Once again, an Obamacare repeal effort is occupying Senate attention. For what might be the 71st time, Congressional Republicans are trying to gut President Obama’s efforts to reform health care.
First, there will be a huge redistribution of federal dollars to the state level. Second, states can waive many requirements.
Other details are still unclear. As usual, the Republicans have waited till the last minute to finalize the bill.
Obamacare Repeal Rush
One of the chief complaints of Senator John McCain against the last repeal try was the bypassing of the Senate’s “regular order.” Under this process, there would be public hearings, plenty of time for analyses and amendments, and at least token bipartisanship.

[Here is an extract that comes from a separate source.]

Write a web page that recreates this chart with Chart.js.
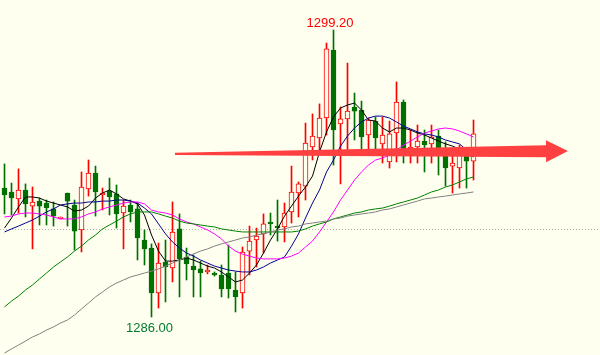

Congress had months to debate Obamacare. Senate Republicans added 160 amendments to the bill in committee.
On the other hand, there could be 90 seconds of debate on Graham-Cassidy in the House. There will be no opportunity to offer amendments through the relevant committees.
July 2009 kicked off the Obamacare legislative process. It took until March 2010 for Obama to sign the bill.
Obamacare Repeal Confusion
At this stage, the Congressional Budget Office (CBO) has not scored Graham-Cassidy on its impact. Previous health-care reform efforts had CBO scores of the effects on coverage and deficits.
Thanks to the lack of CBO analysis and other unclear details, the bill’s impact is still confusing. Graham-Cassidy’s proponents have resorted to bluster and excuses to push the bill.
Late-night show host Jimmy Kimmel and Senator Cassidy have had exchanges about the bill. As I understand it, the two dispute the bill’s coverage of, and limits on coverage for, pre-existing conditions.
Cassidy’s defense is that states can decide on many insurance matters under their bill. Of course, that adds to the confusion.
Obamacare Repeal and Republican hypocrisy
But when it comes to health care, suddenly states are the magic laboratories for reform.
One of the most harmful aspects of Graham-Cassidy is the favoritism through the distribution of money to the states. Republican “red states” will get a lot more money than Democratic “blue states.”
Ironically, these Republican states who complain about the “gummint” are more dependent on the federal government. They want to hold their noses, and take the money.
In the end, it is not surprising that the Graham-Cassidy bill also stinks. It has Santorum in it.